Edouard Manet started the whole “Impressionist” art movement, although it wasn’t called Impressionism at that time. Manet’s work in the 1860′s greatly influenced Claude Monet and other artists.

The principal Impressionist painters who worked together and influenced each other were:

Claude Monet

Pierre-Auguste Renoir

Camille Pissaro

Alfred Sisley

Berthe Morisot

Armand Guillaumin

Frederic Bazille

Edgar Degas and Paul Cezanne also painted in an Impressionist style for a time.

These artists shared new approaches to art. They each had their own style, but generally they liked painting outdoors (called “en plein air”) with fast, short brush strokes.
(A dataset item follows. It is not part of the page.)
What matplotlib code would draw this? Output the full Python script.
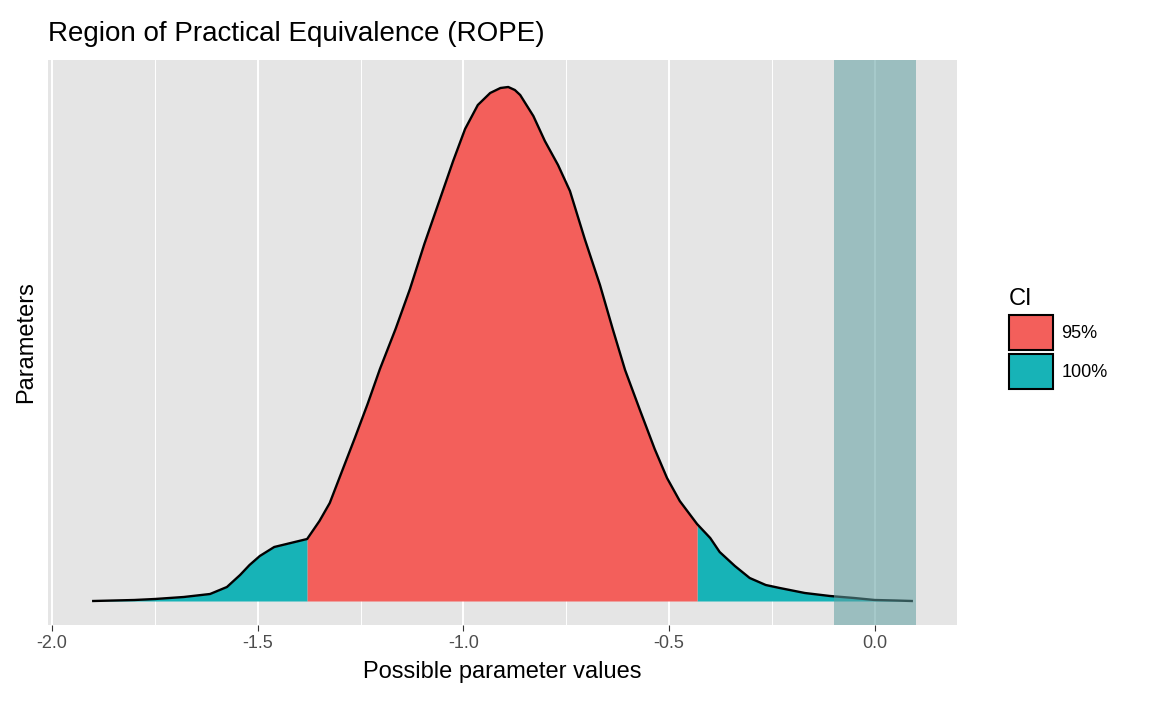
import numpy as np
import matplotlib
matplotlib.use("Agg")
import matplotlib.pyplot as plt
from matplotlib.patches import Patch

plt.rcParams["font.family"] = ["Liberation Sans", "DejaVu Sans"]

# density curve (x value, relative height)
dens_x = [-1.90, -1.80, -1.75, -1.68, -1.616, -1.575, -1.543, -1.52, -1.495, -1.46, -1.42, -1.38,
          -1.35, -1.325, -1.295, -1.264, -1.233, -1.203, -1.165, -1.13, -1.095, -1.057, -1.025,
          -0.996, -0.965, -0.935, -0.91, -0.891, -0.875, -0.862, -0.83, -0.802, -0.77, -0.741,
          -0.705, -0.668, -0.637, -0.607, -0.57, -0.535, -0.505, -0.474, -0.432, -0.40, -0.377,
          -0.34, -0.304, -0.265, -0.231, -0.17, -0.109, -0.05, 0.0, 0.05, 0.09]
dens_y = [0, 1, 2, 4, 7, 14, 26, 36, 45, 54, 58, 62,
          80, 98, 130, 163, 197, 232, 272, 312, 357, 402, 440,
          472, 496, 508, 513, 514, 511, 506, 485, 460, 436, 410,
          362, 316, 272, 231, 190, 152, 123, 100, 77, 63, 49,
          35, 23, 16, 13, 8, 5, 3, 1, 0.5, 0]
ci_low, ci_high = -1.38, -0.432
rope = (-0.1, 0.1)

red, teal = "#F35F5B", "#17B3B7"
x = np.array(dens_x)
y = np.array(dens_y)

fig = plt.figure(figsize=(11.52, 7.11), dpi=100)
ax = fig.add_axes([48/1152, 86/711, 909/1152, 565/711])
ax.set_facecolor("#E5E5E5")

ax.fill_between(x, 0, y, where=(x <= ci_low + 1e-9), color=teal, lw=0)
ax.fill_between(x, 0, y, where=(x >= ci_high - 1e-9), color=teal, lw=0)
ax.fill_between(x, 0, y, where=(x >= ci_low - 1e-9) & (x <= ci_high + 1e-9), color=red, lw=0)
ax.plot(x, y, color="black", lw=1.7, zorder=4, solid_joinstyle="round")
ax.axvspan(*rope, color="#5F9EA0", alpha=0.55, lw=0, zorder=5)

ax.set_xlim(-2.01, 0.2)
ax.set_ylim(-24, 541)
ax.set_xticks([-2.0, -1.5, -1.0, -0.5, 0.0])
ax.set_xticklabels(["-2.0", "-1.5", "-1.0", "-0.5", "0.0"])
ax.set_xticks([-1.75, -1.25, -0.75, -0.25], minor=True)
ax.set_yticks([])
ax.grid(which="major", axis="x", color="white", lw=1.4, zorder=0)
ax.grid(which="minor", axis="x", color="white", lw=0.7, zorder=0)
ax.set_axisbelow(True)
for s in ax.spines.values():
    s.set_visible(False)
ax.tick_params(axis="x", which="major", length=4, color="#333333", labelsize=13, labelcolor="#4D4D4D")
ax.tick_params(axis="x", which="minor", length=0)
ax.set_xlabel("Possible parameter values", fontsize=17, labelpad=6)
ax.set_ylabel("Parameters", fontsize=17, labelpad=8)
ax.set_title("Region of Practical Equivalence (ROPE)", fontsize=20, loc="left", x=0.0, pad=14)

handles = [Patch(facecolor=red, edgecolor="black", lw=1.5, label="95%"),
           Patch(facecolor=teal, edgecolor="black", lw=1.5, label="100%")]
fig.legend(handles=handles, title="CI", loc="upper left", bbox_to_anchor=(993/1152, 1 - 272/711),
           frameon=False, fontsize=13, title_fontsize=17, handlelength=2.4, handleheight=2.6,
           labelspacing=0.25, handletextpad=0.5, alignment="left")

fig.savefig("out.png", dpi=100)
They thought this better captured the general “impression” of the scene.

The Paris Salon was the official art exhibition of the Academie des Beaux-Arts in Paris, France. From 1748-1890 it was the chief art event in the Western world. The Salon had accepted the works of some of these painters, but often they were rejected or poorly situated if accepted at all. So in 1874 several artists decided to have an independent exhibition of the works the Salon had refused.

The exhibition took place in April 1874, in the salon of the photographer Nadar.

Claude Monet hung his painting of a sunrise, called “Impression, soleil levant” or “Impression, sunrise.” It was painted with visible brush strokes, using the technique of broken color to give a visual sensation of light.

Art critic Louis Leroy ridiculed the show, using the title of Monet‘s piece as the title of his hostile review, “The Exhibition of the Impressionists.” He wrote:

“Impression – I was certain of it. I was just telling myself that, since I was impressed, there had to be some impression in it… and what freedom, what ease of workmanship! Wallpaper in its embryonic state is more finished than that seascape.”

Although intended as a derogatory remark, the term “Impressionism” was adopted by the artists themselves. The Impressionists were radicals at the time who now had a name for their new art movement.